No, it isn't -- but these are some of the many external markers that indicate SOC.

I agree. The way someone presents themselves will definitely have a bearing on indicating their SOC. Language, demeanor, dress, body language all play a roll there.

In addition, the surroundings and trappings that one has with them will be another indicator. For example, you're a high rolling businessman. You might have an executive assistant and bodyguard with you. Someone with a low SOC might be covered in what might be called "prison" tattoos and carrying a pack with their personal possessions.

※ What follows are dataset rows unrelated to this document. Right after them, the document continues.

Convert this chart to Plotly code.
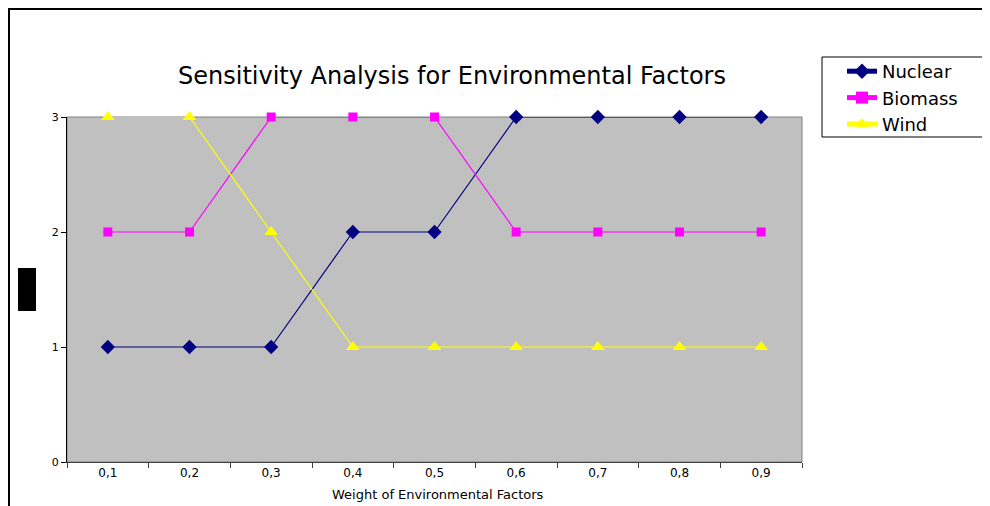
import plotly.graph_objects as go

categories = ["0,1", "0,2", "0,3", "0,4", "0,5", "0,6", "0,7", "0,8", "0,9"]
nuclear = [1, 1, 1, 2, 2, 3, 3, 3, 3]
biomass = [2, 2, 3, 3, 3, 2, 2, 2, 2]
wind = [3, 3, 2, 1, 1, 1, 1, 1, 1]
y_ticks = [0, 1, 2, 3]

OFF = 8  # default page body margin
W, H = 990 - OFF, 506 - OFF
L, R, T, B = 67, 802, 117, 462  # screen pixel positions of plot area
pw, ph = R - L, B - T


def px(x):
    return (x - L) / pw


def py(y):
    return (B - y) / ph


FONT = "DejaVu Sans"

fig = go.Figure()
fig.add_trace(go.Scatter(x=categories, y=nuclear, name="Nuclear", mode="lines+markers",
                         cliponaxis=False,
                         line=dict(color="#000080", width=1.2),
                         marker=dict(symbol="diamond", size=11, color="#000080")))
fig.add_trace(go.Scatter(x=categories, y=biomass, name="Biomass", mode="lines+markers",
                         cliponaxis=False,
                         line=dict(color="#FF00FF", width=1.2),
                         marker=dict(symbol="square", size=9, color="#FF00FF")))
fig.add_trace(go.Scatter(x=categories, y=wind, name="Wind", mode="lines+markers",
                         cliponaxis=False,
                         line=dict(color="#FFFF00", width=1.2),
                         marker=dict(symbol="triangle-up", size=12, color="#FFFF00")))

fig.update_layout(
    width=W, height=H,
    margin=dict(l=L - OFF, r=(W + OFF) - R, t=T - OFF, b=(H + OFF) - B, pad=0),
    paper_bgcolor="white",
    plot_bgcolor="#C0C0C0",
    font=dict(family=FONT, color="black"),
    showlegend=True,
    legend=dict(x=px(842), y=py(53), xanchor="left", yanchor="top",
                borderwidth=0, bgcolor="rgba(0,0,0,0)",
                font=dict(family=FONT, size=18, color="black"),
                tracegroupgap=0, itemsizing="constant"),
    xaxis=dict(type="category", range=[-0.5, 8.5], tickson="boundaries",
               ticks="outside", ticklen=5, tickcolor="#404040",
               showline=True, linecolor="#404040", linewidth=1,
               showgrid=False, zeroline=False,
               tickfont=dict(family=FONT, size=12, color="black")),
    yaxis=dict(range=[0, 3], tickvals=y_ticks, ticks="outside", ticklen=5,
               tickcolor="black", showline=True, linecolor="black", linewidth=1,
               showgrid=False, zeroline=False,
               tickfont=dict(family=FONT, size=11, color="black")),
    shapes=[
        dict(type="rect", xref="paper", yref="paper", x0=0, x1=1, y0=0, y1=1,
             line=dict(color="#808080", width=1), layer="below"),
        dict(type="rect", xref="paper", yref="paper", x0=px(822), x1=px(1000),
             y0=py(137), y1=py(57), line=dict(color="black", width=1)),
        dict(type="rect", xref="paper", yref="paper", x0=px(18), x1=px(36),
             y0=py(311), y1=py(268), fillcolor="black", line=dict(width=0)),
        dict(type="line", xref="paper", yref="paper", x0=px(9), x1=px(9),
             y0=py(8), y1=py(510), line=dict(color="black", width=2)),
        dict(type="line", xref="paper", yref="paper", x0=px(8), x1=px(1000),
             y0=py(9), y1=py(9), line=dict(color="black", width=2)),
    ],
    annotations=[
        dict(text="Sensitivity Analysis for Environmental Factors", xref="paper", yref="paper",
             x=px(452), y=py(76), xanchor="center", yanchor="middle", showarrow=False,
             font=dict(family=FONT, size=24, color="black")),
        dict(text="Weight of Environmental Factors", xref="paper", yref="paper",
             x=px(438), y=py(494), xanchor="center", yanchor="middle", showarrow=False,
             font=dict(family=FONT, size=13, color="black")),
    ],
)

fig.write_html("out.html")
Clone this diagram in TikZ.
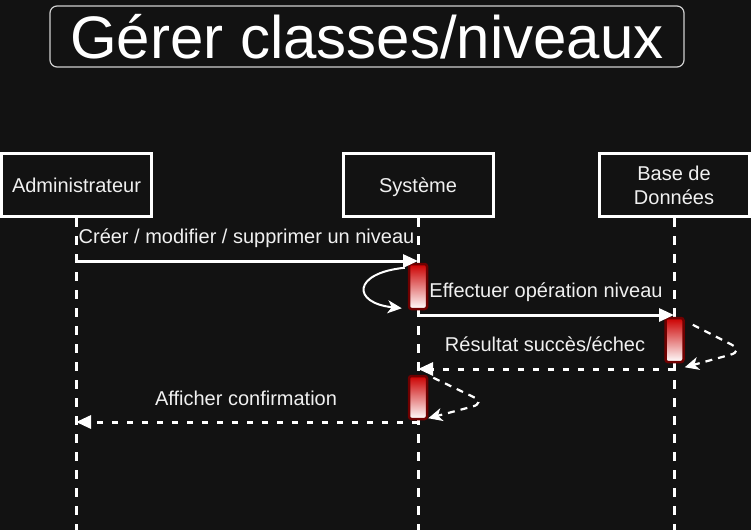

An important noble isn't going to be arriving in some system on a run-of-the-mill transport ship or liner. It's going to be top shelf or a private vessel. He or she will have an entourage with them. They don't have that sort of thing, then there's something going on, probably negative, as a reason why.
 
sure. but that's not social standing.
'My Fair Lady' and the rules linking cost of living to SOC in many versions suggest that it is. On the other hand, 'Oliver Twist' by Charles Dickens suggests that SOC is more innate and with SOC standing comes an innate standard of behavior ... the clothes may be disguised, but the SOC will seek its level. Some naturally rising to the top and others naturally being pulled down by their innate base nature.
 
Some naturally rising to the top and others naturally being pulled down by their innate base nature.

nope. not how it works.

probably be best to ditch social standing and nobility and just go with charisma and corporate rank.